### YOUR TASK
Retype only what runs from the first line of the listing to the line holding "const genderValues = [12, 21];", both included. Do not retype the pictures.

### GIVEN DATA
☆ ☆ ☆ ☆
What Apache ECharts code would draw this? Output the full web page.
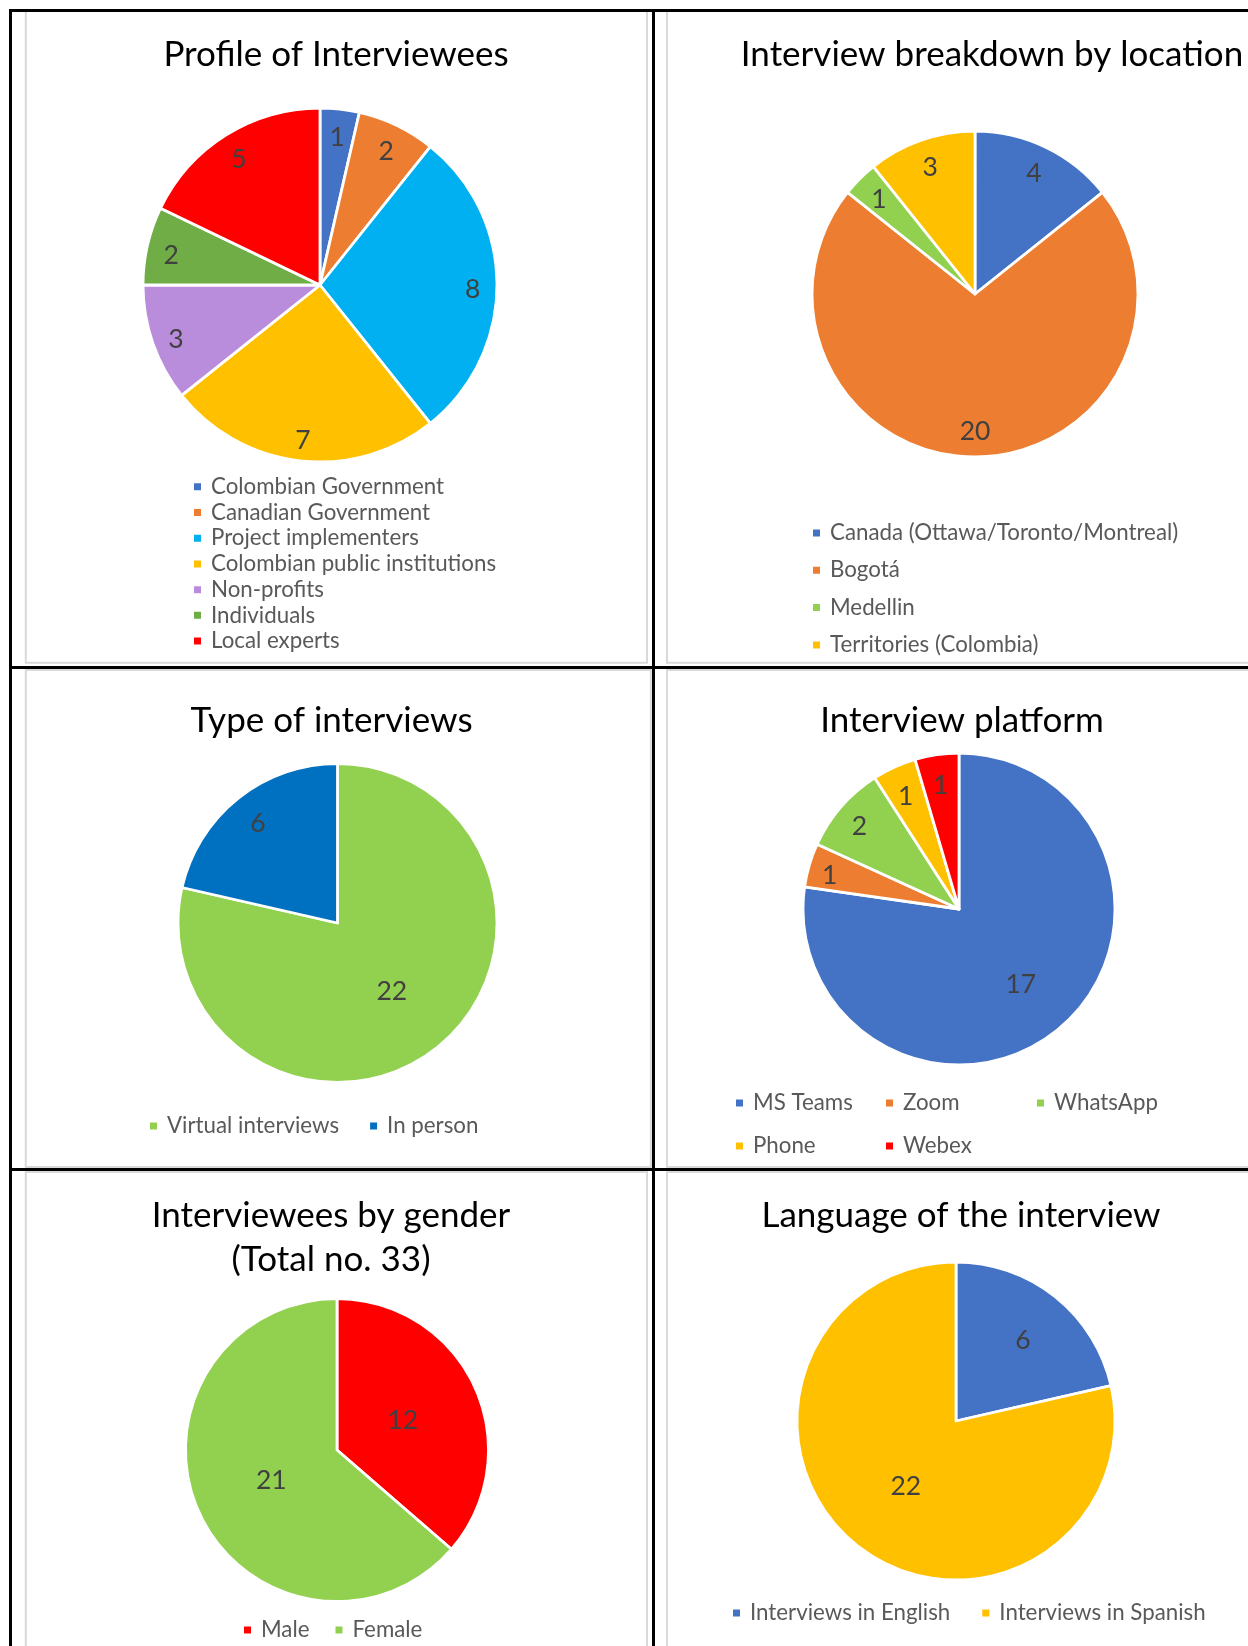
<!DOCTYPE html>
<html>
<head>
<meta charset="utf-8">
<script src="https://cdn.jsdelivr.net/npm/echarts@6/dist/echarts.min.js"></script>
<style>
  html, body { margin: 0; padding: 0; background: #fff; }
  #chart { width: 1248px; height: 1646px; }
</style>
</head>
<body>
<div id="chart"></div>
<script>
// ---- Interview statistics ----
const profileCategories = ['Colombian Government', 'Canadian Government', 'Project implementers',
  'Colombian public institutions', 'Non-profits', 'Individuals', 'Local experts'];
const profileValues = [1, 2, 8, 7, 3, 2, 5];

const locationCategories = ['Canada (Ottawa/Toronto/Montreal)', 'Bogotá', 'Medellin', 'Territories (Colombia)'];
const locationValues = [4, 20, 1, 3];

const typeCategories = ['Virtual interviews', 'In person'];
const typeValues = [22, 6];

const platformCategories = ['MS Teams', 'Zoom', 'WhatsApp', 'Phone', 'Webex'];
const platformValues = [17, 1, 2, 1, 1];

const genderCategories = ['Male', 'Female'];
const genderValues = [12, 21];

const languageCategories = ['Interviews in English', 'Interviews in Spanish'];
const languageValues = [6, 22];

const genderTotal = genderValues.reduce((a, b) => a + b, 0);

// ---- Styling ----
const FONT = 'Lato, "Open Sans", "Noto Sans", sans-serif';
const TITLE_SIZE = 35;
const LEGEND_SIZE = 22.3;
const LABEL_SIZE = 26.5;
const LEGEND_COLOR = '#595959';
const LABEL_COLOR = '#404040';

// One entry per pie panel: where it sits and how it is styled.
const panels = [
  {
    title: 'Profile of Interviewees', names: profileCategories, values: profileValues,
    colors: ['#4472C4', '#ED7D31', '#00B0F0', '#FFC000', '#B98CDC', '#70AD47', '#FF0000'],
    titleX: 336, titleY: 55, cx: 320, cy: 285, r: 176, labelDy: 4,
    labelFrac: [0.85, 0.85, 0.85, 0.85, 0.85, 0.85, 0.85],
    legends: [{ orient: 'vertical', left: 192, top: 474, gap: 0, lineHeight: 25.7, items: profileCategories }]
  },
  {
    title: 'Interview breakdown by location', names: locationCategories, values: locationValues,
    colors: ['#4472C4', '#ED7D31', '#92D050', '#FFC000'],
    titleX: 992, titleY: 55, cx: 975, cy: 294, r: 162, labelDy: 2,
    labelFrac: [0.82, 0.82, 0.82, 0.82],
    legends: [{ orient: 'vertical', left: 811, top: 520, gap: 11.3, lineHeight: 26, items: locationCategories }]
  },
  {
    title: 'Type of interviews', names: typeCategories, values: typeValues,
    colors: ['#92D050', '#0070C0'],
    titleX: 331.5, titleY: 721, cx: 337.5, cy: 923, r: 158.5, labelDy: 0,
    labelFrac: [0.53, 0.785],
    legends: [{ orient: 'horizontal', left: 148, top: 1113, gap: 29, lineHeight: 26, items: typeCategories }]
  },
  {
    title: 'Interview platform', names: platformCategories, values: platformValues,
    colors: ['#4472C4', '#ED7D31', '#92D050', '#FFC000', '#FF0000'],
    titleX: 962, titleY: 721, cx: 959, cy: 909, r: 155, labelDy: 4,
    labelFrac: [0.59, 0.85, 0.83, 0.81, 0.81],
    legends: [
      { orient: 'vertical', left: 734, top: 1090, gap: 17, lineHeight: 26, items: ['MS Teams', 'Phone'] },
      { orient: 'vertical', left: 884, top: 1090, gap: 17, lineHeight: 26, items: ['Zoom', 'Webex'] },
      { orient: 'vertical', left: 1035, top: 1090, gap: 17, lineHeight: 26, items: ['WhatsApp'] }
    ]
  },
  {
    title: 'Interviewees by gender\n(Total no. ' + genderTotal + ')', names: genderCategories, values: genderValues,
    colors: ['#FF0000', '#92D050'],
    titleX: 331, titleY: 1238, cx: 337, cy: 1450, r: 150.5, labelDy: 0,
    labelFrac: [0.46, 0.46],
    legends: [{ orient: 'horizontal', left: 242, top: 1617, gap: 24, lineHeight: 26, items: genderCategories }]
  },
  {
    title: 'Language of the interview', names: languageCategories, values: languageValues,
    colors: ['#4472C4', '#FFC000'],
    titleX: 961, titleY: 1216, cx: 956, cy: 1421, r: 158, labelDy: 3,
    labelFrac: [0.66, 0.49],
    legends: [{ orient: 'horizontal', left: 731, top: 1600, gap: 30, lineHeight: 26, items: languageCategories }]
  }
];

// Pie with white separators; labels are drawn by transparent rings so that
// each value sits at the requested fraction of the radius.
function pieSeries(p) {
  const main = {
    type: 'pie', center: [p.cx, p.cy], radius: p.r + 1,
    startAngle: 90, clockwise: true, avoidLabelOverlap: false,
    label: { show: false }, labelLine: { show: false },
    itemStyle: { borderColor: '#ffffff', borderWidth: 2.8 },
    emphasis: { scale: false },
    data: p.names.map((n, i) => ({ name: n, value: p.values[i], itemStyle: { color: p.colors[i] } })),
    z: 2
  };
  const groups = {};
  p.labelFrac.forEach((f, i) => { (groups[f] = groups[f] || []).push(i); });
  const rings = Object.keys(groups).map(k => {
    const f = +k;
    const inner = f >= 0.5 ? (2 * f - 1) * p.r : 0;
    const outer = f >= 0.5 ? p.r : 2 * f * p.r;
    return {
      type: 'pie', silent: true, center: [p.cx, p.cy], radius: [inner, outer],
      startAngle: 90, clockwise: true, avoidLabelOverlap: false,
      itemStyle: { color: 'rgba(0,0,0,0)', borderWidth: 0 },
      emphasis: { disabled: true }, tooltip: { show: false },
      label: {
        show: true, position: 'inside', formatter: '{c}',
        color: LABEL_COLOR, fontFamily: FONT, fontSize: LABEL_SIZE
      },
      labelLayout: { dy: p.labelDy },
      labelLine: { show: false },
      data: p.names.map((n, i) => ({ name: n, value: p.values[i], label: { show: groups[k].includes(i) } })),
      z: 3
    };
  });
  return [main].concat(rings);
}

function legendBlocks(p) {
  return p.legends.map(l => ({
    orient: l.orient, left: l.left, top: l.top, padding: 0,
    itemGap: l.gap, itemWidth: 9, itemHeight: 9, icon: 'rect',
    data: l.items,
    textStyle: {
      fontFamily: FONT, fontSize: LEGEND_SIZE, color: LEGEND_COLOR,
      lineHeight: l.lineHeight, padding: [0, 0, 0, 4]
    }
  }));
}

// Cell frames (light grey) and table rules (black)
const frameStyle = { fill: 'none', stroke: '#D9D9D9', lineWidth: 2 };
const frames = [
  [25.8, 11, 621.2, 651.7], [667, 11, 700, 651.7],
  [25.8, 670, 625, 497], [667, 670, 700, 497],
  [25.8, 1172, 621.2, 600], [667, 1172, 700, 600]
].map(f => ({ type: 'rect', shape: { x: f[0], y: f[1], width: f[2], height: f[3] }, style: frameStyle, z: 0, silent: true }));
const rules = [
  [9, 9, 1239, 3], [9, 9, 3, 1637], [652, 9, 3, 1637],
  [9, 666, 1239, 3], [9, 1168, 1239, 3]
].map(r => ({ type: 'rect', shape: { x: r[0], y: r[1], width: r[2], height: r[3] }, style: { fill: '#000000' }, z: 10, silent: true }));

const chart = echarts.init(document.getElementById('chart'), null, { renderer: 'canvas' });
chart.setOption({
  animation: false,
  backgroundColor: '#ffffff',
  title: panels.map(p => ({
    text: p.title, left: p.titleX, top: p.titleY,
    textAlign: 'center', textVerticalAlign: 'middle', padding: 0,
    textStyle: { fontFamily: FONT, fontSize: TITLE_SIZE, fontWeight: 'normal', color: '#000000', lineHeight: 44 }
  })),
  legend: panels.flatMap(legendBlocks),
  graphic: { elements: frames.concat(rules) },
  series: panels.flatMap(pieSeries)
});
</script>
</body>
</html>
☆ ☆ ☆ ☆
### COMPLETED EXERCISE
What Apache ECharts code would draw this? Output the full web page.
<!DOCTYPE html>
<html>
<head>
<meta charset="utf-8">
<script src="https://cdn.jsdelivr.net/npm/echarts@6/dist/echarts.min.js"></script>
<style>
  html, body { margin: 0; padding: 0; background: #fff; }
  #chart { width: 1248px; height: 1646px; }
</style>
</head>
<body>
<div id="chart"></div>
<script>
// ---- Interview statistics ----
const profileCategories = ['Colombian Government', 'Canadian Government', 'Project implementers',
  'Colombian public institutions', 'Non-profits', 'Individuals', 'Local experts'];
const profileValues = [1, 2, 8, 7, 3, 2, 5];

const locationCategories = ['Canada (Ottawa/Toronto/Montreal)', 'Bogotá', 'Medellin', 'Territories (Colombia)'];
const locationValues = [4, 20, 1, 3];

const typeCategories = ['Virtual interviews', 'In person'];
const typeValues = [22, 6];

const platformCategories = ['MS Teams', 'Zoom', 'WhatsApp', 'Phone', 'Webex'];
const platformValues = [17, 1, 2, 1, 1];

const genderCategories = ['Male', 'Female'];
const genderValues = [12, 21];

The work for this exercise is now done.